[Given task]:
Where a line contains the word "with", copy that line in full.
========================
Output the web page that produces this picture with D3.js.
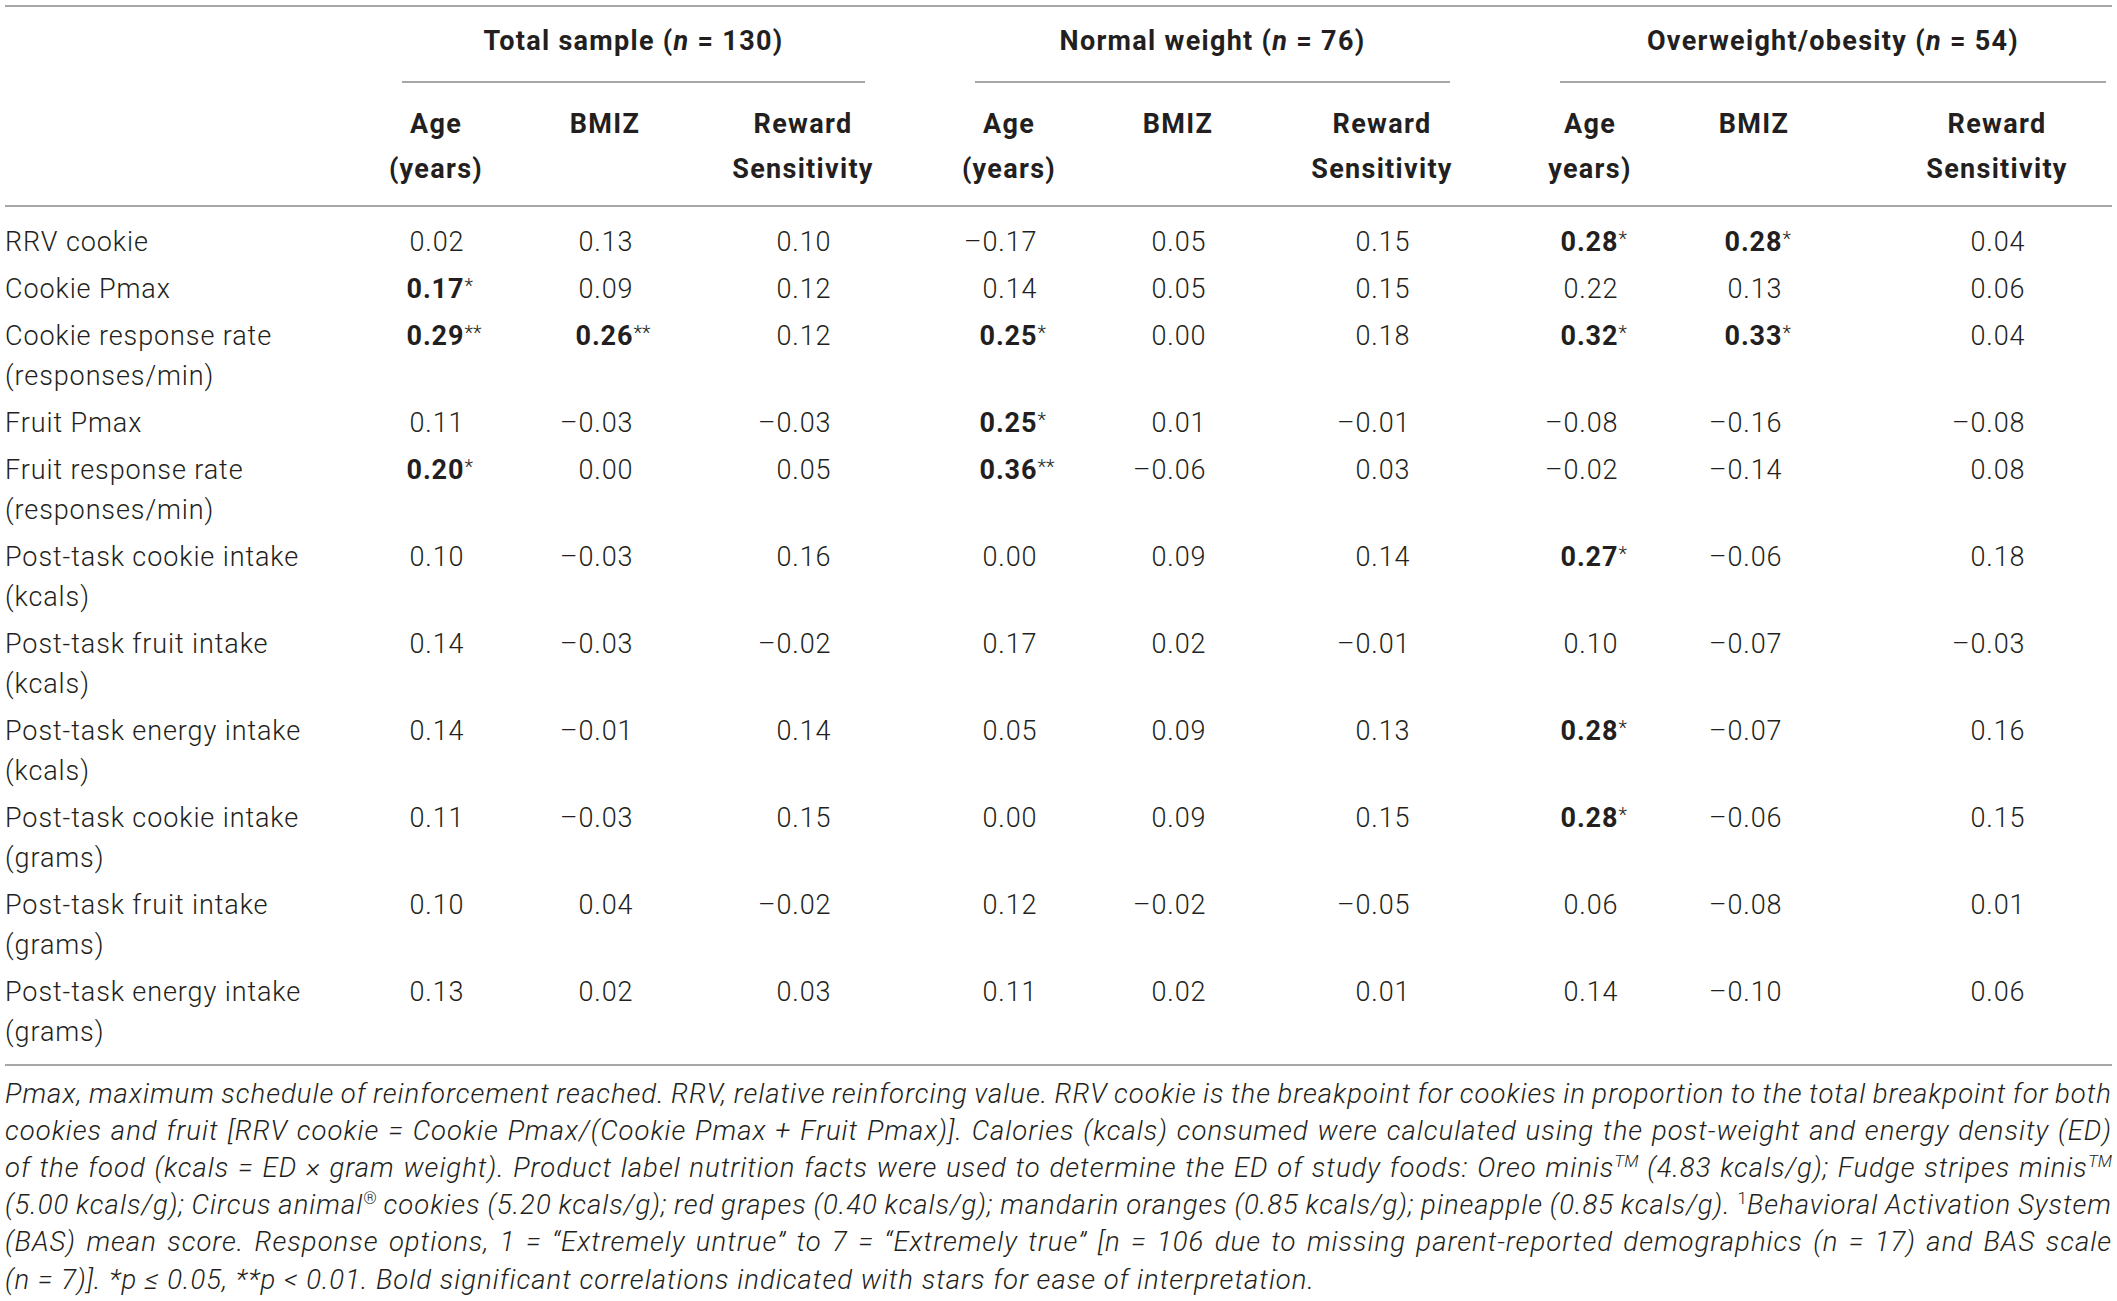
<!DOCTYPE html>
<html>
<head>
<meta charset="utf-8">
<script src="https://cdn.jsdelivr.net/npm/d3@7"></script>
<style>
html, body { margin: 0; padding: 0; background: #fff; }
svg { display: block; }
text { font-family: Roboto, "Liberation Sans", sans-serif; fill: #231f20; }
</style>
</head>
<body>
<div id="table"></div>
<script>
// group headings
var groupNames = ["Total sample", "Normal weight", "Overweight/obesity"];
var groupSizes = [130, 76, 54];

// column headings (the typo "years)" is in the original)
var columnHeads = [
    ["Age", "(years)"], ["BMIZ"], ["Reward", "Sensitivity"],
    ["Age", "(years)"], ["BMIZ"], ["Reward", "Sensitivity"],
    ["Age", "years)"], ["BMIZ"], ["Reward", "Sensitivity"]
];

var rowLabels = [
    ["RRV cookie"],
    ["Cookie Pmax"],
    ["Cookie response rate", "(responses/min)"],
    ["Fruit Pmax"],
    ["Fruit response rate", "(responses/min)"],
    ["Post-task cookie intake", "(kcals)"],
    ["Post-task fruit intake", "(kcals)"],
    ["Post-task energy intake", "(kcals)"],
    ["Post-task cookie intake", "(grams)"],
    ["Post-task fruit intake", "(grams)"],
    ["Post-task energy intake", "(grams)"]
];

// correlations, one array per column
var totalAge     = [0.02, 0.17, 0.29, 0.11, 0.20, 0.10, 0.14, 0.14, 0.11, 0.10, 0.13];
var totalBmiz    = [0.13, 0.09, 0.26, -0.03, 0.00, -0.03, -0.03, -0.01, -0.03, 0.04, 0.02];
var totalReward  = [0.10, 0.12, 0.12, -0.03, 0.05, 0.16, -0.02, 0.14, 0.15, -0.02, 0.03];
var normalAge    = [-0.17, 0.14, 0.25, 0.25, 0.36, 0.00, 0.17, 0.05, 0.00, 0.12, 0.11];
var normalBmiz   = [0.05, 0.05, 0.00, 0.01, -0.06, 0.09, 0.02, 0.09, 0.09, -0.02, 0.02];
var normalReward = [0.15, 0.15, 0.18, -0.01, 0.03, 0.14, -0.01, 0.13, 0.15, -0.05, 0.01];
var overAge      = [0.28, 0.22, 0.32, -0.08, -0.02, 0.27, 0.10, 0.28, 0.28, 0.06, 0.14];
var overBmiz     = [0.28, 0.13, 0.33, -0.16, -0.14, -0.06, -0.07, -0.07, -0.06, -0.08, -0.10];
var overReward   = [0.04, 0.06, 0.04, -0.08, 0.08, 0.18, -0.03, 0.16, 0.15, 0.01, 0.06];

// significant cells: [row, column, number of stars]
var significant = [
    [0, 6, 1], [0, 7, 1],
    [1, 0, 1],
    [2, 0, 2], [2, 1, 2], [2, 3, 1], [2, 6, 1], [2, 7, 1],
    [3, 3, 1],
    [4, 0, 1], [4, 3, 2],
    [5, 6, 1],
    [7, 6, 1],
    [8, 6, 1]
];

// footnote, line by line; "sup" = superscript, "supn" = upright superscript
var footLines = [
    [["Pmax, maximum schedule of reinforcement reached. RRV, relative reinforcing value. RRV cookie is the breakpoint for cookies in proportion to the total breakpoint for both"]],
    [["cookies and fruit [RRV cookie = Cookie Pmax/(Cookie Pmax + Fruit Pmax)]. Calories (kcals) consumed were calculated using the post-weight and energy density (ED)"]],
    [["of the food (kcals = ED \u00d7 gram weight). Product label nutrition facts were used to determine the ED of study foods: Oreo minis"], ["TM", "sup"], [" (4.83 kcals/g); Fudge stripes minis"], ["TM", "sup"]],
    [["(5.00 kcals/g); Circus animal"], ["\u00ae", "supn"], [" cookies (5.20 kcals/g); red grapes (0.40 kcals/g); mandarin oranges (0.85 kcals/g); pineapple (0.85 kcals/g). "], ["1", "supn"], ["Behavioral Activation System"]],
    [["(BAS) mean score. Response options, 1 = \u201cExtremely untrue\u201d to 7 = \u201cExtremely true\u201d [n = 106 due to missing parent-reported demographics (n = 17) and BAS scale"]],
    [["(n = 7)]. *p \u2264 0.05, **p < 0.01. Bold significant correlations indicated with stars for ease of interpretation."]]
];

var columns = [totalAge, totalBmiz, totalReward, normalAge, normalBmiz, normalReward, overAge, overBmiz, overReward];

// ---- layout ----
var W = 2117, H = 1301;
var left = 5, right = 2112;
var fs = 27, fsFoot = 27.5;
var lsBody = 0.9, lsHead = 1.3, lsFoot = 1.0;
var rule = {top: 6, group: 82, head: 206, bottom: 1065};
var groupY = 50, headY = [133, 178];
var firstRowY = 250.5, rowStep = 47, lineStep = 40;
var footY = 1103, footStep = 37.1;

var x = d3.scaleOrdinal().domain(d3.range(columns.length))
    .range([436, 605, 803, 1009, 1178, 1382, 1590, 1754, 1997]);
var groupX = d3.scaleOrdinal().domain(d3.range(groupNames.length))
    .range([[402, 865], [975, 1450], [1560, 2106]]);

// row offsets from the number of label lines
var rowHeights = rowLabels.map(function(d) { return rowStep + lineStep * (d.length - 1); });
var rowOffsets = [0].concat(Array.from(d3.cumsum(rowHeights)).slice(0, -1));
var y = d3.scaleLinear().domain([0, 1]).range([firstRowY, firstRowY + 1]);

var locale = d3.formatLocale({decimal: ".", thousands: ",", grouping: [3], currency: ["", ""], minus: "\u2013"});
var fmt = locale.format(".2f");

var svg = d3.select("#table").append("svg")
    .attr("width", W)
    .attr("height", H);

// rules
var ruleStyle = function(sel) { sel.attr("stroke", "#8a8a8a").attr("stroke-width", 1.6); };
[rule.top, rule.head, rule.bottom].forEach(function(ry) {
    svg.append("line").attr("x1", left).attr("x2", right)
        .attr("y1", ry).attr("y2", ry).call(ruleStyle);
});
groupNames.forEach(function(g, i) {
    svg.append("line").attr("x1", groupX(i)[0]).attr("x2", groupX(i)[1])
        .attr("y1", rule.group).attr("y2", rule.group).call(ruleStyle);
});

// group headings
var gh = svg.selectAll(".group").data(groupNames).enter()
    .append("text").attr("class", "group")
    .attr("x", function(d, i) { return (groupX(i)[0] + groupX(i)[1]) / 2; })
    .attr("y", groupY)
    .attr("text-anchor", "middle")
    .attr("font-size", fs)
    .attr("font-weight", 700)
    .attr("letter-spacing", lsHead);
gh.append("tspan").text(function(d) { return d + " ("; });
gh.append("tspan").attr("font-style", "italic").text("n");
gh.append("tspan").text(function(d, i) { return " = " + groupSizes[i] + ")"; });

// column headings
columnHeads.forEach(function(lines, c) {
    lines.forEach(function(t, k) {
        svg.append("text")
            .attr("x", x(c)).attr("y", headY[k])
            .attr("text-anchor", "middle")
            .attr("font-size", fs)
            .attr("font-weight", 700)
            .attr("letter-spacing", lsHead)
            .text(t);
    });
});

// row labels
rowLabels.forEach(function(lines, r) {
    lines.forEach(function(t, k) {
        svg.append("text")
            .attr("x", left)
            .attr("y", y(rowOffsets[r] + k * lineStep))
            .attr("font-size", fs)
            .attr("font-weight", 300)
            .attr("letter-spacing", lsBody)
            .text(t);
    });
});

// measure a plain number so values can be right-aligned under the heading centre
var probe = svg.append("text").attr("font-size", fs).attr("font-weight", 300)
    .attr("letter-spacing", lsBody).text("0.00");
var numHalf = probe.node().getComputedTextLength() / 2;
probe.remove();

var starMap = {};
significant.forEach(function(s) { starMap[s[0] + "_" + s[1]] = s[2]; });

var cells = [];
columns.forEach(function(col, c) {
    col.forEach(function(v, r) {
        cells.push({r: r, c: c, v: v, stars: starMap[r + "_" + c] || 0});
    });
});

var cell = svg.selectAll(".cell").data(cells).enter()
    .append("g").attr("class", "cell");

cell.append("text")
    .attr("x", function(d) { return x(d.c) + numHalf + lsBody; })
    .attr("y", function(d) { return y(rowOffsets[d.r]); })
    .attr("text-anchor", "end")
    .attr("font-size", fs)
    .attr("font-weight", function(d) { return d.stars ? 700 : 300; })
    .attr("letter-spacing", lsBody)
    .text(function(d) { return fmt(d.v); });

cell.filter(function(d) { return d.stars; }).append("text")
    .attr("x", function(d) { return x(d.c) + numHalf + 1; })
    .attr("y", function(d) { return y(rowOffsets[d.r]) - 5; })
    .attr("font-size", 20)
    .attr("font-weight", 300)
    .text(function(d) { return d3.range(d.stars).map(function() { return "*"; }).join(""); });

// footnote, justified except the last line
footLines.forEach(function(segs, i) {
    var t = svg.append("text")
        .attr("x", left)
        .attr("y", footY + i * footStep)
        .attr("font-size", fsFoot)
        .attr("font-style", "italic")
        .attr("font-weight", 300)
        .attr("letter-spacing", lsFoot);
    var raised = false;
    segs.forEach(function(s) {
        var sp = t.append("tspan").text(s[0]);
        if (s[1]) {
            sp.attr("font-size", 17).attr("dy", -10).attr("letter-spacing", 0);
            if (s[1] === "supn") sp.attr("font-style", "normal");
            raised = true;
        } else if (raised) {
            sp.attr("dy", 10);
            raised = false;
        }
    });
    if (i < footLines.length - 1) {
        var full = segs.map(function(s) { return s[0]; }).join("");
        var gaps = full.split(" ").length - 1;
        var natural = t.node().getComputedTextLength();
        t.style("word-spacing", ((right - left - natural) / gaps) + "px");
    }
});
</script>
</body>
</html>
========================
[Result of this task]:
Output the web page that produces this picture with D3.js.
    [["(n = 7)]. *p \u2264 0.05, **p < 0.01. Bold significant correlations indicated with stars for ease of interpretation."]]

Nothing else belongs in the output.